I sometimes really wonder why I go to church. It is a hard thing to click in my brain. I think i go to a really good church. They are striving to get out of the christian culture norms. They are good people who actually wrestle with their faith and the things they do and how those two things combine. They are seeking to love God and people and leave all the things that have become tacked on to that behind. But still it feels like I go because it is what is expected. It is what you have to do. If you didn't go people would wonder about you. How's your faith. Are you really committed to God, we never see you at church anymore. How's your marriage? How is your relationship with God progressing? Are you falling into things you shouldn't. If you go to church every week, show up for extra meetings, fellowship activities, are involved in something visible to church members, the questions don't typically get asked. And your brain doesn't freak out about those things either. My brain goes nuts if for whatever reason I'm not at church every week. What will people think. They won't trust me or that I'm "right with the Lord". Maybe they won't ask me to help with things if they need help. Maybe they will write me off and anything I may have to contribute or friendships that have begun will wither away because they won't really feel like I'm committed to the church or God or them.

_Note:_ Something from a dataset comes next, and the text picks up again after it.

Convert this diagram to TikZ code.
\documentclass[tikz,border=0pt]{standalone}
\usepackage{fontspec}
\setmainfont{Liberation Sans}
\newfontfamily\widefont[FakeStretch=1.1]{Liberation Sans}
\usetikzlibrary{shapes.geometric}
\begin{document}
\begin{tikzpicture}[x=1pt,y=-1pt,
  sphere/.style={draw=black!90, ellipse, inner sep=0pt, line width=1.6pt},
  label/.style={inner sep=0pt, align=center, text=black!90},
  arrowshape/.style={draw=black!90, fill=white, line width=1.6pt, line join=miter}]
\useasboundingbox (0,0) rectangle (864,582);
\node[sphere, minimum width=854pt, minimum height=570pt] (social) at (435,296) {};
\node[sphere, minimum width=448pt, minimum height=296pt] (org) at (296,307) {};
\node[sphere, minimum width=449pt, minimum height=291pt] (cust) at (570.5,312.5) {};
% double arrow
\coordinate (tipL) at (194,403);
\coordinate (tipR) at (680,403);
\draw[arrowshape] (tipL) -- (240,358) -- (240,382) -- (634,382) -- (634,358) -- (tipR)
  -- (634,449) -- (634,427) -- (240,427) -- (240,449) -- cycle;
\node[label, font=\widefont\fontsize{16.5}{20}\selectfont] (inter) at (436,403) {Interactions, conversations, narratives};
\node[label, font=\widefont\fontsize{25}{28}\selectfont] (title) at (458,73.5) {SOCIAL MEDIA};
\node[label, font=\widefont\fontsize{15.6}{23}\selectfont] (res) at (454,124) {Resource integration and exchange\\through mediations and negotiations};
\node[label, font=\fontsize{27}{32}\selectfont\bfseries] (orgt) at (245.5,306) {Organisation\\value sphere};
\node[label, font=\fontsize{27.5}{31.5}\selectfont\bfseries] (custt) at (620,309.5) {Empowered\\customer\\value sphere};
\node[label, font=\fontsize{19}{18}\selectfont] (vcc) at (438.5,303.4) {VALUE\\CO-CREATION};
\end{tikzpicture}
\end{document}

I go because I live in america and profess to be a christian. So if I don't go to church, what am I? What will I be. Will I have to spend my time wasted on defending my faith to other christians. Will I loose something?

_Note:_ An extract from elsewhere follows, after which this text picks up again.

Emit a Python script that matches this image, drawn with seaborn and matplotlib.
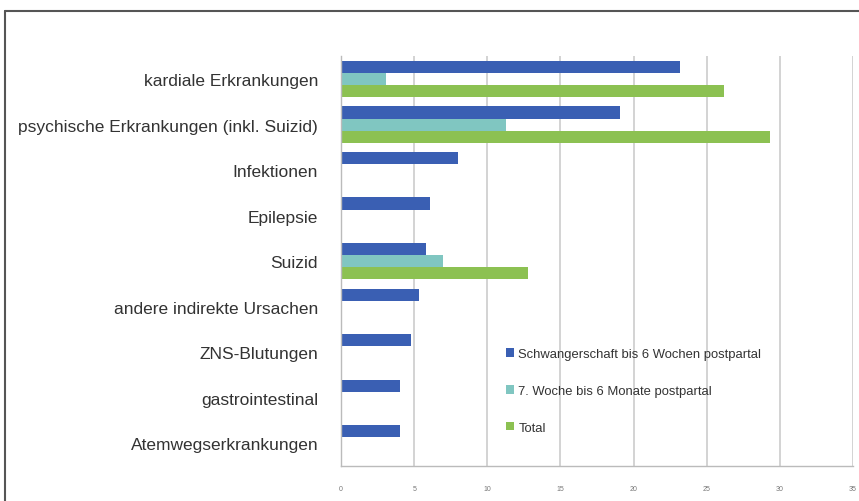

I don't want to go out of obligation. The only reason I want to go is if it radically alters my view of God, grows my understanding and faith, deepens my love for him. Not because I feel like i have to go or am expected. Right now in life it is a strange mixture of the two. Honestly the way God is speaking to me more than any other way is through, music, movies, art, and other people, most of whom do not even go to my church if they go to one at all. And then when sunday comes and am at church all the things I have heard or learned or new ideas I am wrestling with seem to, without fail, be addressed, either by a friend or through the sermon. It affirms things and encourages me to keep seeking new insight. It makes me brave to keep thinking in new ways. Even with all that most of the time I feel obliged to go to church so that it feels a chore to go. Not that I don't enjoy my time there. I love the friends I have made there. It is good to see them and hug them and know their smiles. But over all those are not the people with whom I feel connected to in the way I am thinking through the issues of God and faith and church. We all seem to be looking at the same issues but are looking at them from such different ways. It is a funny place to be.

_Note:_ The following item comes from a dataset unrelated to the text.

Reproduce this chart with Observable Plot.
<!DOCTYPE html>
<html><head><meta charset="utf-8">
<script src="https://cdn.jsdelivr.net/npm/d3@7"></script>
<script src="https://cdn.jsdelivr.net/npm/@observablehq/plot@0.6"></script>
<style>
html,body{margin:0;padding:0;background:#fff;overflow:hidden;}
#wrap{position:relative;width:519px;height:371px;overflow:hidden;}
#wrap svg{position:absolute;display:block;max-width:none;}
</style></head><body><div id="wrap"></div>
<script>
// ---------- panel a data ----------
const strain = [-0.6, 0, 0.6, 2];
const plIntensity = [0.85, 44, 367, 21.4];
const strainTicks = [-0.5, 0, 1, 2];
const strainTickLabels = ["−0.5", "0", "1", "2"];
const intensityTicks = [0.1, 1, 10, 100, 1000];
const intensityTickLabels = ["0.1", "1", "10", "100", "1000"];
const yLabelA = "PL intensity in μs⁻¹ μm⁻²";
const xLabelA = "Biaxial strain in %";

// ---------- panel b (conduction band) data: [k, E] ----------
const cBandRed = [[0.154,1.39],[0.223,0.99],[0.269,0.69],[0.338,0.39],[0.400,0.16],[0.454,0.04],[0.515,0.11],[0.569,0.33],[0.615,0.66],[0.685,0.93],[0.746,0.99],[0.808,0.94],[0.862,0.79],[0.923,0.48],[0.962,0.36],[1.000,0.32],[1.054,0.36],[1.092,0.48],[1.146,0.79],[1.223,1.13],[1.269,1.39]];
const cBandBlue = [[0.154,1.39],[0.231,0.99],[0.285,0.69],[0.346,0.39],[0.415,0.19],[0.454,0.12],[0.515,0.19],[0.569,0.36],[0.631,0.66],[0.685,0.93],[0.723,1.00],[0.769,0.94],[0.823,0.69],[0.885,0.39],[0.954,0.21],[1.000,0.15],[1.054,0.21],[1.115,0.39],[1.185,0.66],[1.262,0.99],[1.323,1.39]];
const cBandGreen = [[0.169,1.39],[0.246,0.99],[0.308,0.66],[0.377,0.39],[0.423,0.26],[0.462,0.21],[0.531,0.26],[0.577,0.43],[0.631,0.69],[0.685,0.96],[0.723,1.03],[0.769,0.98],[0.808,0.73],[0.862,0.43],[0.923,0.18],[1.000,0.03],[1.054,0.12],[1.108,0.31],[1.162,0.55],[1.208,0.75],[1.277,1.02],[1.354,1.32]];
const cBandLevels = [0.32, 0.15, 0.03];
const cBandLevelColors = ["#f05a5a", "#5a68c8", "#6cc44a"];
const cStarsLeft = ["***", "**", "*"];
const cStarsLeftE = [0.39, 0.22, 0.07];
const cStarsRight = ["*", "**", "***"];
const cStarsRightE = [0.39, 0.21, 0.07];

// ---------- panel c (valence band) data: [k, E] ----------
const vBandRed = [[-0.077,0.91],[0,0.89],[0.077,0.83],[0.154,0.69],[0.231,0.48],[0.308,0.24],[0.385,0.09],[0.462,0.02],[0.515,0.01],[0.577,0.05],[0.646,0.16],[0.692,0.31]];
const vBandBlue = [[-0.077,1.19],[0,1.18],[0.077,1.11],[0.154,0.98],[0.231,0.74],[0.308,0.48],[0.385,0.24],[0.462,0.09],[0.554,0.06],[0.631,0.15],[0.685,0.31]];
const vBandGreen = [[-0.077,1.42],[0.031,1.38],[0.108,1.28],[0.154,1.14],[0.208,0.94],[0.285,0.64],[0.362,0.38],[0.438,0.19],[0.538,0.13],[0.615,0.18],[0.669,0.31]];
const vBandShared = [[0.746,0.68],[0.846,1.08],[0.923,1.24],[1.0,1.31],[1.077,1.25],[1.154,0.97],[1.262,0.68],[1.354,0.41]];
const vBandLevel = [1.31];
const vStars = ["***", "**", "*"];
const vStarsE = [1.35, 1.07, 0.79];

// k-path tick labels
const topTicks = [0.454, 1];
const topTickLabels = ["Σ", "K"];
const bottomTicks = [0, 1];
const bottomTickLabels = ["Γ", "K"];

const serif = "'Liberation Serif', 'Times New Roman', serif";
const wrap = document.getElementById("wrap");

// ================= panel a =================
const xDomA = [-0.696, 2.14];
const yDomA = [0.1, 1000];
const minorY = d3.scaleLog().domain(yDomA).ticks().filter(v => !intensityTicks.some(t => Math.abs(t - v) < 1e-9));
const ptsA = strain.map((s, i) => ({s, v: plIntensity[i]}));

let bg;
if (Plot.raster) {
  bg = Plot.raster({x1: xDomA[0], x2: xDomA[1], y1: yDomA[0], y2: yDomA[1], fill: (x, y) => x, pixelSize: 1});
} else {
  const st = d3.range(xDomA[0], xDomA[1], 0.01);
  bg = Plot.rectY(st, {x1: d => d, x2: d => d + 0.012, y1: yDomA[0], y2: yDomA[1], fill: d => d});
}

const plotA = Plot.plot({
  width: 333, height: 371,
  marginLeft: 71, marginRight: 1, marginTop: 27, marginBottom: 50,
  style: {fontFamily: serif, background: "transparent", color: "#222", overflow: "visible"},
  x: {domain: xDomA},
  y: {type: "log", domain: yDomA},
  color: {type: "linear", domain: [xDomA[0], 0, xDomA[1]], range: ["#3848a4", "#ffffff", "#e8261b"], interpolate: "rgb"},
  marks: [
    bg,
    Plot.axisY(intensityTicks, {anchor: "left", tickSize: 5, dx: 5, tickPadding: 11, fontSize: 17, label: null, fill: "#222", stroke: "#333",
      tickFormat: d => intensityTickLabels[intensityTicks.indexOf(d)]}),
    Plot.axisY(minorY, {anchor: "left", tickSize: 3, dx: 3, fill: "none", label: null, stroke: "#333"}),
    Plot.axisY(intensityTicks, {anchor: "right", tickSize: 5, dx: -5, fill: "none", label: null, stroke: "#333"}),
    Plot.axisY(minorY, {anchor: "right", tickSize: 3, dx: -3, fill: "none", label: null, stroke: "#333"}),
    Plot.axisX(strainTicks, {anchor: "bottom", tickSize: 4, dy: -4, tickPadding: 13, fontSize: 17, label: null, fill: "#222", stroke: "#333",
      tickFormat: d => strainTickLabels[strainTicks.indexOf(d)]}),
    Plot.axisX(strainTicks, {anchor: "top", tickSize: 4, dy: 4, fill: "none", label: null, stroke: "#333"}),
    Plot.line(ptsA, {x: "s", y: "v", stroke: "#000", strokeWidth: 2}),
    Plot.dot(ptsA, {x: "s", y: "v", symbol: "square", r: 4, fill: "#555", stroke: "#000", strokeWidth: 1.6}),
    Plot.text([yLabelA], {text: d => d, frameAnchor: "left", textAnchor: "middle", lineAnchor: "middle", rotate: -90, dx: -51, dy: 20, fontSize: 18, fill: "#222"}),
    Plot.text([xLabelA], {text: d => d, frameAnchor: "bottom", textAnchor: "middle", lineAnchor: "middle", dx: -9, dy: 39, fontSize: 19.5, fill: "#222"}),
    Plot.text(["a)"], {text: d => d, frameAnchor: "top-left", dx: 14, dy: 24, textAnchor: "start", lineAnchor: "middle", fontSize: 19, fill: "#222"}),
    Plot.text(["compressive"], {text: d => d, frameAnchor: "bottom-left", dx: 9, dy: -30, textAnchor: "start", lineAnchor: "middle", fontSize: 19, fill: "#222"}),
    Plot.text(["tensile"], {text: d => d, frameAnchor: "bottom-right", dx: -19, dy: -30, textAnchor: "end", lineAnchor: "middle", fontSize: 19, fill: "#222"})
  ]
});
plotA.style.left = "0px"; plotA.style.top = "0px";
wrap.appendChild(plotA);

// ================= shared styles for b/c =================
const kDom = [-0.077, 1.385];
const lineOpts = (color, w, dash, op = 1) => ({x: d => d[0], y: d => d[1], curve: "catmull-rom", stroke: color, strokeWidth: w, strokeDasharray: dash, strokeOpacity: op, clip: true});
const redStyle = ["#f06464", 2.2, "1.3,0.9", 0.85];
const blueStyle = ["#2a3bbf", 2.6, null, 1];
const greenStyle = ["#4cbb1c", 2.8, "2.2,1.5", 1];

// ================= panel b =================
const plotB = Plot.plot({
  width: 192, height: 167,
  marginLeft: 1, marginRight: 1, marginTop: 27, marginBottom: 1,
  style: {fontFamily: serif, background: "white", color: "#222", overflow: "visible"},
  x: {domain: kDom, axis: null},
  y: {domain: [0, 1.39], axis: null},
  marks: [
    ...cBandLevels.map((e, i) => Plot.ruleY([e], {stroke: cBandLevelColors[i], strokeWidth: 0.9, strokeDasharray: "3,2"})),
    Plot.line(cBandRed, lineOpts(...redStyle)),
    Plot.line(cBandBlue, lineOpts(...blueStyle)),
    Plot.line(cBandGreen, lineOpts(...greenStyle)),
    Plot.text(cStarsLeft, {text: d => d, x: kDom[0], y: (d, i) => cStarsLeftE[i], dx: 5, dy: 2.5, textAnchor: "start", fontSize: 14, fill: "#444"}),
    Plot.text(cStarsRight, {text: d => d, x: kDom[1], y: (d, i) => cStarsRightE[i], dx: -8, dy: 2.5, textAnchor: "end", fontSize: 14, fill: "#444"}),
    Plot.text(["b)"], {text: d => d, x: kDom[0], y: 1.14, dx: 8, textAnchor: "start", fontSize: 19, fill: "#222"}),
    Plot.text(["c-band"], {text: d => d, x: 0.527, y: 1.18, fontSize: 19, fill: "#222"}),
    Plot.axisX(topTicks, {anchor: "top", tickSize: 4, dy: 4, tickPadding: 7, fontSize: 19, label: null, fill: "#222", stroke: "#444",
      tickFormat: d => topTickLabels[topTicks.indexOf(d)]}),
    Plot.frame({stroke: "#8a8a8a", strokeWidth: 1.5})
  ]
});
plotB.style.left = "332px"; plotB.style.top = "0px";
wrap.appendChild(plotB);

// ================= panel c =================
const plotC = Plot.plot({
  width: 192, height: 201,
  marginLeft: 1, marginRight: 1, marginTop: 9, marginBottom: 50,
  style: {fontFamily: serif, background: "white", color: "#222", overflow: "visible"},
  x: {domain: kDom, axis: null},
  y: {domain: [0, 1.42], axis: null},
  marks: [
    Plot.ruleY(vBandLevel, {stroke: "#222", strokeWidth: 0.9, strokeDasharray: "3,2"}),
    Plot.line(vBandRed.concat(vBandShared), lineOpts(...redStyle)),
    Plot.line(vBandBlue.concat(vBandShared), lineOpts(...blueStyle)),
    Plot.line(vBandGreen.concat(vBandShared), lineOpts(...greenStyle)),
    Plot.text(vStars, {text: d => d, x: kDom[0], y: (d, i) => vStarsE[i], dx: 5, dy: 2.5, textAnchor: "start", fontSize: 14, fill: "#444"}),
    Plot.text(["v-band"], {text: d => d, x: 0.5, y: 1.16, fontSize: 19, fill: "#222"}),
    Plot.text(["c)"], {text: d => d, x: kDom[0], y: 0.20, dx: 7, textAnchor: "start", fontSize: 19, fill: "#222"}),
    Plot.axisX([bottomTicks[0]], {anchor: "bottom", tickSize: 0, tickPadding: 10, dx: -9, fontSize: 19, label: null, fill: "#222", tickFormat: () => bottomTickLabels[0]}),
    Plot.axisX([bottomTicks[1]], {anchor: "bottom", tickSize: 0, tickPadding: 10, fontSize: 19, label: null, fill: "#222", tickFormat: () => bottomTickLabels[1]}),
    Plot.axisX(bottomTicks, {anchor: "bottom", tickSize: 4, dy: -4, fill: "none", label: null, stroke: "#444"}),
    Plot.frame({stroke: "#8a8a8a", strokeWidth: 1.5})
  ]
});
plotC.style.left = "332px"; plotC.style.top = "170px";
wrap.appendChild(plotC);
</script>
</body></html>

So i really don't know the answer to this whole thing. I just know there is a decision that will need to be made or a conclusion to come to. A reconciling of the two sides of life, church and everything else. I want my life be a holistic thing; God, love, people, work, play.... Not this thing that is full of expectations I have no concrete reason for and parts that don't quite fit and everything that seems to pull my heart in separate directions against my will. It confuses my heart.